Records shown:
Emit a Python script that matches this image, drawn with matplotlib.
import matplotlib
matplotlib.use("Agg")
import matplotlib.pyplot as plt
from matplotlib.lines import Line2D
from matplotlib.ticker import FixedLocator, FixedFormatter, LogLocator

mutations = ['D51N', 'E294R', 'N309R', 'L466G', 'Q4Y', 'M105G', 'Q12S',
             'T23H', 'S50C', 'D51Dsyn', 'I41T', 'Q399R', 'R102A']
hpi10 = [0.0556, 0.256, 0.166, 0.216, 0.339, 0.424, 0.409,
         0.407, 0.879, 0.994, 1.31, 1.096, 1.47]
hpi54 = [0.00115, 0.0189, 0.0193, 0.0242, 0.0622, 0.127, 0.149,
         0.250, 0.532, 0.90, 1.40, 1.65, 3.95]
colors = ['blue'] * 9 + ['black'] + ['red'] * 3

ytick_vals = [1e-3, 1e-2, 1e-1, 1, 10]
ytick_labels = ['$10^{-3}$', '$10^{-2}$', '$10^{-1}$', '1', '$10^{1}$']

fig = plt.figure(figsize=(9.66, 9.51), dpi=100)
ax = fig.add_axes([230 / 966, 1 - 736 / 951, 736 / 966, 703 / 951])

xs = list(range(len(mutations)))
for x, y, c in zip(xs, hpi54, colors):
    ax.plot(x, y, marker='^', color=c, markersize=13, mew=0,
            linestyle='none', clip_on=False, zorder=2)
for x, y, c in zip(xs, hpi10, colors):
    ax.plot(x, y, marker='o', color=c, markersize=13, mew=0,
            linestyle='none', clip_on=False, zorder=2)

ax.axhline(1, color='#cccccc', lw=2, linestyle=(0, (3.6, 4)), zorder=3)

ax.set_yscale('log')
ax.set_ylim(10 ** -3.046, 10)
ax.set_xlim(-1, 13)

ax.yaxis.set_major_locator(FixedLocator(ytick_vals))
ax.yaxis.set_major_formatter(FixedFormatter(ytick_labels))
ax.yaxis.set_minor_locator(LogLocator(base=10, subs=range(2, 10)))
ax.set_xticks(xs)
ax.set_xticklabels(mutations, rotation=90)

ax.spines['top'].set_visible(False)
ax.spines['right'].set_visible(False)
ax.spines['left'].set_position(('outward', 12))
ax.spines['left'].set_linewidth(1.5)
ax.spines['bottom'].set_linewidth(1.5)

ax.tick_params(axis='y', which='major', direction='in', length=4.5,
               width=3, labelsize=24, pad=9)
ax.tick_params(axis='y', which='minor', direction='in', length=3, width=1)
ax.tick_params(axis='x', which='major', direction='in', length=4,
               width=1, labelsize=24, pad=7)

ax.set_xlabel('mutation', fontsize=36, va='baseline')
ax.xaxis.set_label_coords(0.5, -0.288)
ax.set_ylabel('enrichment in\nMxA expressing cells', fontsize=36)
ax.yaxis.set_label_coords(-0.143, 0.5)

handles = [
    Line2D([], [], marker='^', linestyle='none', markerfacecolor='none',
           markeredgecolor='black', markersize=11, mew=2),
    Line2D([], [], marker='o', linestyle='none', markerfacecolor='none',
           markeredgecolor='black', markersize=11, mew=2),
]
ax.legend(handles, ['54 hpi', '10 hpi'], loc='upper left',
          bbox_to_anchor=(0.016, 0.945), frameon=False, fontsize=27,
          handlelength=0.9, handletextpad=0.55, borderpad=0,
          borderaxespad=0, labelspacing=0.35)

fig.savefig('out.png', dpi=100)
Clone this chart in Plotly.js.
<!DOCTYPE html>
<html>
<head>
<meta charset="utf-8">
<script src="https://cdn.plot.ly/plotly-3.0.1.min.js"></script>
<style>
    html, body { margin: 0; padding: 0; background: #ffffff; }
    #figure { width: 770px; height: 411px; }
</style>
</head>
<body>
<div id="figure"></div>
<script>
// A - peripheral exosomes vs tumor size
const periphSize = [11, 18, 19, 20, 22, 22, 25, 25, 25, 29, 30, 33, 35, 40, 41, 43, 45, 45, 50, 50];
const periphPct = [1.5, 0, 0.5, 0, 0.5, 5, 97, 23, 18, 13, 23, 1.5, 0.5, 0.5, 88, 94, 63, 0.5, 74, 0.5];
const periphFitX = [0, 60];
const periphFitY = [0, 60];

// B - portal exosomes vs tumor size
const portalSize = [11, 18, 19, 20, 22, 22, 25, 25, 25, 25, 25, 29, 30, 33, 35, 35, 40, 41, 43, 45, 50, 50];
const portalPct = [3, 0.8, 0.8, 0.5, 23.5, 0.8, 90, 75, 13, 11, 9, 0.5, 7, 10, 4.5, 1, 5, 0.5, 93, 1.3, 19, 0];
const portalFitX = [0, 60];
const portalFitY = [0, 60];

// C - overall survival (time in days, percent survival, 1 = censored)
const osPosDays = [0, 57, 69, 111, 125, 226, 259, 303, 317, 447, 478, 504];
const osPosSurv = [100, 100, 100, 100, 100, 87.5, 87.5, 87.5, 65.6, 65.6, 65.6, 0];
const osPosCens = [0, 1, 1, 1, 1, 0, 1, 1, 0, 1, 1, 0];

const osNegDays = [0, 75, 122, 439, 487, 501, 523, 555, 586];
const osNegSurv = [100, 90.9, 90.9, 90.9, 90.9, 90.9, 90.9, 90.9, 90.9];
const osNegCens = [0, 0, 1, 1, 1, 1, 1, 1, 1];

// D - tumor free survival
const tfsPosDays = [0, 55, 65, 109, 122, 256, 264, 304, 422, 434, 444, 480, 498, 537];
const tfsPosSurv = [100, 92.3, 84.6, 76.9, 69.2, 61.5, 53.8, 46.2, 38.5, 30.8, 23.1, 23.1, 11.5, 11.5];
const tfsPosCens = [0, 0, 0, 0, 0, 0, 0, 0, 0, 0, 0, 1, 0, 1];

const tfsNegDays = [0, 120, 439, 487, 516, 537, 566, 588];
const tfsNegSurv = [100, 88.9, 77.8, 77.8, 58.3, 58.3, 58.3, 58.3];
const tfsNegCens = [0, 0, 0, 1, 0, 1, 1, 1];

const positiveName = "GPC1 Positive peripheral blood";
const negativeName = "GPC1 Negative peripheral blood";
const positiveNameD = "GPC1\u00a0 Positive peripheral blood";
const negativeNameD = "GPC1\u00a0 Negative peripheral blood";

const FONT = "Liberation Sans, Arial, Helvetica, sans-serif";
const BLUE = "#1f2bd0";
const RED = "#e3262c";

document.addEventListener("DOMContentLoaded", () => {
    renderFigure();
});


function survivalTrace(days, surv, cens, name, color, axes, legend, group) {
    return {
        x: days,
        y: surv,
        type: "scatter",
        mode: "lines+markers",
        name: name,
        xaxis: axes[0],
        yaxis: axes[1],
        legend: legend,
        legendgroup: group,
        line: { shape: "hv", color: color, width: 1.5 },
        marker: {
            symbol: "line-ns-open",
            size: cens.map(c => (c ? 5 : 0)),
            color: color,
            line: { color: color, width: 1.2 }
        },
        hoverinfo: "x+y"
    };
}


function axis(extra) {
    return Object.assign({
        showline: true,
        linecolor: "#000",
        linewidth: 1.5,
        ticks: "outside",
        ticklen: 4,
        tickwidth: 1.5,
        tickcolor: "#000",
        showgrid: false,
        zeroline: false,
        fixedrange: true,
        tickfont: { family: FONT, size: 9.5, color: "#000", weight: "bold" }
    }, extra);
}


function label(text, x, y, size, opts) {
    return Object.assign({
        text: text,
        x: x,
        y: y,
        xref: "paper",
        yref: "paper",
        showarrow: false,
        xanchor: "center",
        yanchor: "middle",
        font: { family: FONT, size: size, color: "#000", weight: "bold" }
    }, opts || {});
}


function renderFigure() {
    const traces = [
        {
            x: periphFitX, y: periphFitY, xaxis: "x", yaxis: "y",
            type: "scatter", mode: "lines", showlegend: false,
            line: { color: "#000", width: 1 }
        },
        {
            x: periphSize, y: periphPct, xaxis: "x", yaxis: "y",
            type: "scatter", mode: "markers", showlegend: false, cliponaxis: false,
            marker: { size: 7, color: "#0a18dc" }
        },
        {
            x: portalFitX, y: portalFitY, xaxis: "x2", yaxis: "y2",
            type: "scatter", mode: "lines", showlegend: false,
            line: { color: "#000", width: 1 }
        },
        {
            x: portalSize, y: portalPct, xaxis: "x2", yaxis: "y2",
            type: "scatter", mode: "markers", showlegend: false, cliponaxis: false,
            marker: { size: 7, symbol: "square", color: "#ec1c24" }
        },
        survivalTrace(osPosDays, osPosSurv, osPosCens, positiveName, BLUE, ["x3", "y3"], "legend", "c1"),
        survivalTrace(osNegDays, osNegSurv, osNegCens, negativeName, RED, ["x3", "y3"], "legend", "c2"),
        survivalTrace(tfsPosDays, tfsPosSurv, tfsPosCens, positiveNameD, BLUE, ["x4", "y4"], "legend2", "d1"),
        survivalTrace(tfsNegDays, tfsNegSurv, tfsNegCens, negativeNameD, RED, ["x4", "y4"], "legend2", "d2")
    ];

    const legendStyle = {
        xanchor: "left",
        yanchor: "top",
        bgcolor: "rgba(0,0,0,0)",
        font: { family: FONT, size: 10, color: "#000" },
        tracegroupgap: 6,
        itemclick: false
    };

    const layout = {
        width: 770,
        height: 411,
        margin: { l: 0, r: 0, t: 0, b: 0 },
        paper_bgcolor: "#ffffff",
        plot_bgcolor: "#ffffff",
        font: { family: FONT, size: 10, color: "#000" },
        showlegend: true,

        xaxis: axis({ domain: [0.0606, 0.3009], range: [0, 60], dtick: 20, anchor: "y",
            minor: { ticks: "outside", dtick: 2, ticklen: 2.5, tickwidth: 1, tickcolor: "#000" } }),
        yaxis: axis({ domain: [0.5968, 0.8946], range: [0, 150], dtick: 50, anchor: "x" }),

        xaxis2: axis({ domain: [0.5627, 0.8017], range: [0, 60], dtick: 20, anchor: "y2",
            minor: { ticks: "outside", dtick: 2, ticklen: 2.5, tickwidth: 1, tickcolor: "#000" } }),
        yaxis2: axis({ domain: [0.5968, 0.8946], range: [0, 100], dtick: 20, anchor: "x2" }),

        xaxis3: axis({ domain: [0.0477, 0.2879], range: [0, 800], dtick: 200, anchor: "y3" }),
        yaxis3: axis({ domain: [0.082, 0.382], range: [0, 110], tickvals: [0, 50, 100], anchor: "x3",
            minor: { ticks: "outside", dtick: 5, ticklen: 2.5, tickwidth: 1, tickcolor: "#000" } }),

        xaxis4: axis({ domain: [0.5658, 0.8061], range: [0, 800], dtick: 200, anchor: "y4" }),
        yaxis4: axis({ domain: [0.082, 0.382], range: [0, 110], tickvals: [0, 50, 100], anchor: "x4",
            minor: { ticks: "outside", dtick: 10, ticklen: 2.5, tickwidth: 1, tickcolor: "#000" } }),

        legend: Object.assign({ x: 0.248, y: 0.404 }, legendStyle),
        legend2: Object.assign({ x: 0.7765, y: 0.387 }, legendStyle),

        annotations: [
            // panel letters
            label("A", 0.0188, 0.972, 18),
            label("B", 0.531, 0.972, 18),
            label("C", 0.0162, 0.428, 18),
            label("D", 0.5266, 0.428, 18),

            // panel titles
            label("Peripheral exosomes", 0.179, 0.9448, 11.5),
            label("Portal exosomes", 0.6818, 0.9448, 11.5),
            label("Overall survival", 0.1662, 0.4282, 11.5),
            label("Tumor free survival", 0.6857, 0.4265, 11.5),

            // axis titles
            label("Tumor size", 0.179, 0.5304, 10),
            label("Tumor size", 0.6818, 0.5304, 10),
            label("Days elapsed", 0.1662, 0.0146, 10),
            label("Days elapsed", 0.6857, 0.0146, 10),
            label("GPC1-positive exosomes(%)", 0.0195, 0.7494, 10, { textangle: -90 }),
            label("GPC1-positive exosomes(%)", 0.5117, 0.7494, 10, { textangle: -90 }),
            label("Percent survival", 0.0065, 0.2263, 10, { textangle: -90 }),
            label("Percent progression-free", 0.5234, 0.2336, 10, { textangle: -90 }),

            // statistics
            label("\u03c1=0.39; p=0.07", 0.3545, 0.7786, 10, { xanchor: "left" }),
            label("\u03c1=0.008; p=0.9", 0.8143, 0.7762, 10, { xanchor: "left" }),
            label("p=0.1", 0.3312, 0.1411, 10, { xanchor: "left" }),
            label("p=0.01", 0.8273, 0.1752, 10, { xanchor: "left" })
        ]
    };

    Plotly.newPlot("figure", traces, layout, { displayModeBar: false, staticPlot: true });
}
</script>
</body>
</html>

Exercise: Repeat exactly the lines from the first line of the records above through the line containing "from matplotlib.ticker import", both included, and nothing else.

Answer to this task:
Emit a Python script that matches this image, drawn with matplotlib.
import matplotlib
matplotlib.use("Agg")
import matplotlib.pyplot as plt
from matplotlib.lines import Line2D
from matplotlib.ticker import FixedLocator, FixedFormatter, LogLocator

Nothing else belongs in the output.